Творчество выключает тебя из реальности. Ты находишь себя в мастерской на рассвете и задаешься вопросом: тебе же нужно выезжать на работу уже через пару часов — что ты тут делаешь? И это немного отрезвляет. В конце концов, ребенка надо чем-то кормить. (Смеется.)
Дочка Ирины, 11-летняя Изабелла, похожа на нее: в голове столько же интересных и непонятных для окружающих идей. Например, недавно в гимназии нарисовала картину в стиле кубизм со странным названием: «СССР попросил третий рейх посидеть со своими детьми». Ира рассказывает об этом, смеясь, и отмечает: «Недавно сфотографировала Белль, когда она забыла надеть одну кроссовку — так и собиралась идти на улицу. Такая же, как я: ушла в свои мысли и вылетела в астрал».
Они с мамой даже раздумывали над тем, чтобы вместе написать книгу — объяснение современного искусства для детей простыми словами.

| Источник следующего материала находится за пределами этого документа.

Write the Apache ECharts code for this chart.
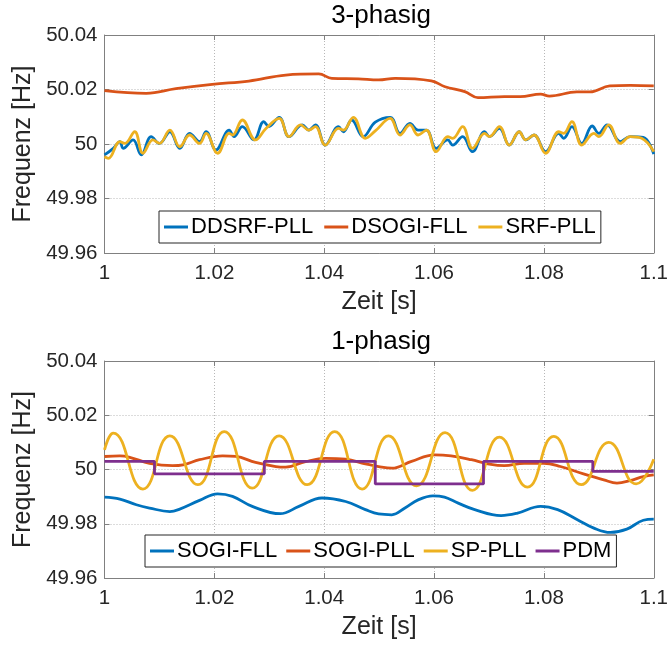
<!DOCTYPE html>
<html>
<head>
<meta charset="utf-8">
<script src="https://cdn.jsdelivr.net/npm/echarts@6.0.0/dist/echarts.min.js"></script>
<style>
html, body { margin: 0; padding: 0; background: #fff; }
#chart { width: 671px; height: 648px; }
</style>
</head>
<body>
<div id="chart"></div>
<script>
// 3-phasig
var ddsrfT = [1.0,1.0016,1.0028,1.0034,1.0052,1.0067,1.0085,1.0100,1.0119,1.0137,1.0155,1.0173,1.0185,1.0203,1.0227,1.0236,1.0251,1.0272,1.0290,1.0299,1.0318,1.0336,1.0360,1.0372,1.0384,1.0402,1.0426,1.0435,1.0450,1.0471,1.0493,1.0520,1.0538,1.0556,1.0571,1.0586,1.0604,1.0625,1.0634,1.0652,1.0670,1.0692,1.0701,1.0719,1.0737,1.0755,1.0767,1.0782,1.0803,1.0827,1.0836,1.0851,1.0869,1.0888,1.0900,1.0915,1.0939,1.0957,1.0981,1.1];
var ddsrfF = [49.9960,49.9984,50.0009,49.9984,50.0015,49.9960,50.0027,50.0002,50.0045,49.9984,50.0039,50.0009,50.0045,49.9978,50.0051,50.0027,50.0064,50.0015,50.0082,50.0064,50.0098,50.0027,50.0070,50.0051,50.0070,49.9996,50.0064,50.0045,50.0088,50.0027,50.0080,50.0098,50.0039,50.0076,50.0051,50.0051,49.9984,50.0015,49.9996,50.0027,49.9972,50.0045,50.0027,50.0057,49.9996,50.0045,50.0015,50.0033,49.9972,50.0039,50.0021,50.0064,50.0002,50.0066,50.0039,50.0070,50.0009,50.0027,50.0024,49.9963];

var dsogiT = [1.0,1.0076,1.013,1.0196,1.0263,1.033,1.039,1.0414,1.0462,1.0499,1.0529,1.0595,1.062,1.0656,1.068,1.0728,1.0757,1.0794,1.081,1.086,1.0884,1.092,1.0957,1.1];
var dsogiF = [50.0196,50.0186,50.0203,50.0219,50.0231,50.0253,50.0257,50.0241,50.0239,50.0235,50.0241,50.0232,50.0210,50.0192,50.0170,50.0174,50.0174,50.0183,50.0176,50.0191,50.0191,50.0213,50.0215,50.0213];

var srfT = [1.0,1.0007,1.0028,1.0037,1.0055,1.0070,1.0088,1.0100,1.0119,1.0137,1.0155,1.0173,1.0185,1.0206,1.0227,1.0233,1.0251,1.0275,1.0294,1.0318,1.0336,1.0357,1.0372,1.0384,1.0402,1.0426,1.0435,1.0453,1.0475,1.0493,1.0520,1.0538,1.0556,1.0571,1.0586,1.0604,1.0625,1.0634,1.0652,1.0670,1.0692,1.0701,1.0719,1.0737,1.0755,1.0767,1.0782,1.0803,1.0827,1.0836,1.0851,1.0869,1.0891,1.0900,1.0918,1.0939,1.0957,1.0978,1.1];
var srfF = [49.9953,49.9947,50.0009,50.0002,50.0045,49.9966,50.0015,50.0002,50.0051,49.9990,50.0033,50.0002,50.0039,49.9966,50.0039,50.0033,50.0088,50.0015,50.0057,50.0094,50.0027,50.0070,50.0051,50.0064,49.9996,50.0057,50.0051,50.0098,50.0021,50.0048,50.0094,50.0033,50.0070,50.0033,50.0051,49.9972,50.0027,50.0021,50.0064,49.9984,50.0039,50.0027,50.0064,49.9996,50.0045,50.0015,50.0033,49.9966,50.0045,50.0039,50.0082,49.9996,50.0039,50.0027,50.0070,50.0002,50.0027,50.0021,49.9972];

// 1-phasig
var sogiFllT = [1.0,1.0028,1.0058,1.0082,1.0119,1.0137,1.0173,1.0206,1.0233,1.0269,1.032,1.0354,1.0396,1.0439,1.0475,1.0499,1.0523,1.0547,1.0571,1.0598,1.0619,1.0644,1.0674,1.0722,1.0752,1.0794,1.0825,1.0861,1.0891,1.0921,1.0951,1.0981,1.1];
var sogiFllF = [49.9898,49.9891,49.9870,49.9858,49.9845,49.9854,49.9886,49.9910,49.9901,49.9864,49.9837,49.9864,49.9895,49.9882,49.9852,49.9836,49.9833,49.9858,49.9888,49.9903,49.9898,49.9876,49.9852,49.9830,49.9839,49.9864,49.9852,49.9815,49.9784,49.9768,49.9780,49.9813,49.9817];

var sogiPllT = [1.0,1.0028,1.0046,1.0082,1.0124,1.0143,1.0173,1.0215,1.0239,1.0275,1.0312,1.033,1.0366,1.0402,1.0439,1.0475,1.0499,1.0523,1.0559,1.0601,1.0631,1.0668,1.0698,1.0728,1.0764,1.08,1.083,1.0872,1.0909,1.0933,1.0957,1.0981,1.1];
var sogiPllF = [50.0048,50.0050,50.0045,50.0023,50.0014,50.0017,50.0036,50.0050,50.0048,50.0026,50.0011,50.0009,50.0029,50.0041,50.0038,50.0021,50.0011,50.0005,50.0030,50.0054,50.0050,50.0036,50.0021,50.0014,50.0023,50.0023,50.0011,49.9984,49.9962,49.9950,49.9959,49.9974,49.9980];

var spPllT = [1.0,1.0016,1.007,1.0119,1.017,1.0218,1.0269,1.0318,1.0369,1.0419,1.0469,1.0517,1.0568,1.062,1.067,1.0719,1.077,1.0818,1.0868,1.0918,1.0968,1.1];
var spPllF = [50.0072,50.0134,49.9928,50.0124,49.9944,50.0140,49.9931,50.0124,49.9944,50.0140,49.9928,50.0124,49.9940,50.0136,49.9923,50.0119,49.9935,50.0122,49.9944,50.0100,49.9947,50.0038];

var pdmT = [1.0,1.0091,1.0291,1.0493,1.069,1.0889,1.1];
var pdmF = [50.0030,49.9984,50.0030,49.9947,50.0030,49.9993,49.9993];

var font = 'Liberation Sans, Arial, sans-serif';
var colors = ['#0072BD', '#D95319', '#EDB120', '#7E2F8E'];

function zip(t, f) {
    return t.map(function (x, i) { return [x, f[i]]; });
}
function fmt(v) {
    return String(+v.toFixed(2));
}

var myChart = echarts.init(document.getElementById('chart'));

var gridTops = [35, 361];
var xAxes = [], yAxes = [];
// untere x-Achse / linke y-Achse mit Beschriftung
gridTops.forEach(function (top, i) {
    xAxes.push({
        gridIndex: i, type: 'value', min: 1, max: 1.1, interval: 0.02,
        name: 'Zeit [s]', nameLocation: 'middle', nameGap: 37,
        nameTextStyle: { color: '#262626', fontSize: 25, fontFamily: font },
        axisLine: { show: true, lineStyle: { color: '#808080' } },
        axisTick: { show: true, inside: true, length: 5, lineStyle: { color: '#808080' } },
        axisLabel: { color: '#262626', fontSize: 20.5, fontFamily: font, margin: 10, formatter: fmt },
        splitLine: { show: true, lineStyle: { color: '#b8b8b8', type: [1, 2] } }
    });
    yAxes.push({
        gridIndex: i, type: 'value', min: 49.96, max: 50.04, interval: 0.02,
        name: 'Frequenz [Hz]', nameLocation: 'middle', nameGap: 61,
        nameTextStyle: { color: '#262626', fontSize: 25, fontFamily: font },
        axisLine: { show: true, lineStyle: { color: '#808080' } },
        axisTick: { show: true, inside: true, length: 5, lineStyle: { color: '#808080' } },
        axisLabel: { color: '#262626', fontSize: 20.5, fontFamily: font, margin: 7, formatter: fmt },
        splitLine: { show: true, lineStyle: { color: '#b8b8b8', type: [1, 2] } }
    });
});
// obere / rechte Achsen nur fuer den Rahmen
gridTops.forEach(function (top, i) {
    xAxes.push({
        gridIndex: i, type: 'value', position: 'top', min: 1, max: 1.1, interval: 0.02,
        axisLine: { show: true, onZero: false, lineStyle: { color: '#808080' } },
        axisTick: { show: true, inside: true, length: 5, lineStyle: { color: '#808080' } },
        axisLabel: { show: false }, splitLine: { show: false }
    });
    yAxes.push({
        gridIndex: i, type: 'value', position: 'right', min: 49.96, max: 50.04, interval: 0.02,
        axisLine: { show: true, onZero: false, lineStyle: { color: '#808080' } },
        axisTick: { show: true, inside: true, length: 5, lineStyle: { color: '#808080' } },
        axisLabel: { show: false }, splitLine: { show: false }
    });
});

function line(name, t, f, idx, color, extra) {
    var s = {
        name: name, type: 'line', xAxisIndex: idx, yAxisIndex: idx,
        data: zip(t, f), symbol: 'none', smooth: 0.4,
        lineStyle: { color: color, width: 2.8 }, itemStyle: { color: color }
    };
    for (var k in extra) s[k] = extra[k];
    return s;
}

var legendBase = {
    orient: 'horizontal', icon: 'rect', itemWidth: 24, itemHeight: 3, itemGap: 11,
    borderColor: '#262626', borderWidth: 1, backgroundColor: '#fff', padding: [5, 5],
    textStyle: { color: '#000', fontSize: 22, fontFamily: font, padding: [0, 0, 0, -2] }
};

var option = {
    animation: false,
    backgroundColor: '#fff',
    graphic: [
        { type: 'text', x: 381, y: 16, style: { text: '3-phasig', font: '26px ' + font, fill: '#000', textAlign: 'center', textVerticalAlign: 'middle' } },
        { type: 'text', x: 381, y: 342, style: { text: '1-phasig', font: '26px ' + font, fill: '#000', textAlign: 'center', textVerticalAlign: 'middle' } }
    ],
    grid: [
        { left: 104.5, top: 35, width: 552, height: 218 },
        { left: 104.5, top: 361, width: 552, height: 217 }
    ],
    legend: [
        Object.assign({}, legendBase, { left: 159, top: 211, data: ['DDSRF-PLL', 'DSOGI-FLL', 'SRF-PLL'] }),
        Object.assign({}, legendBase, { left: 145, top: 535, itemGap: 9, data: ['SOGI-FLL', 'SOGI-PLL', 'SP-PLL', 'PDM'] })
    ],
    xAxis: xAxes,
    yAxis: yAxes,
    series: [
        line('DDSRF-PLL', ddsrfT, ddsrfF, 0, colors[0]),
        line('DSOGI-FLL', dsogiT, dsogiF, 0, colors[1]),
        line('SRF-PLL', srfT, srfF, 0, colors[2]),
        line('SOGI-FLL', sogiFllT, sogiFllF, 1, colors[0]),
        line('SOGI-PLL', sogiPllT, sogiPllF, 1, colors[1]),
        line('SP-PLL', spPllT, spPllF, 1, colors[2], { smooth: 0.5 }),
        line('PDM', pdmT, pdmF, 1, colors[3], { smooth: false, step: 'end' })
    ]
};

myChart.setOption(option);
</script>
</body>
</html>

Говорить об искусстве просто — это, в принципе то, чего хочет Ира. И даже раздумывает над собственным проектом.
— Я понимаю, что между тем, кто я есть, и тем, какой меня видят, — пропасть. И виновата в этом я сама. Я ведь в свое время пришла на телевидение совсем с другим посылом — хотела работать исключительно политическим обозревателем. У меня, в конце концов, несколько высших образований. (Улыбается.)
Но меня увидели блондинкой, Барби, матрешкой… Конечно, это не мой образ. Но ведь это я приняла такие условия игры. Хотя со временем тоже нашла в этом плюс: люди думают, что в голове у тебя опилки и гламур. Узнают ближе, происходит разрыв шаблона — и от этой реакции ты получаешь такой элитарный кайф. Мата Хари отдыхает. (Смеется.)
Не знаю, ломать ли этот стереотип. Готовы ли к этому люди? Сколько людей будет смотреть у нас ту же «Белую студию» — проект моей мечты? («Белая студия» — проект телеканала «Культура», в котором ведущая Дарья Златопольская обсуждает с приглашенными гостями книги и фильмы, которые повлияли на их судьбы. — Прим. редакции).
В общем, у меня пока нет ответов на эти вопросы.
Но я очень хочу делать свой проект об искусстве в Сети — возможно, на английском. Возможно, для минимального количества людей — но зато для тех, кто умеет слышать и видеть главное.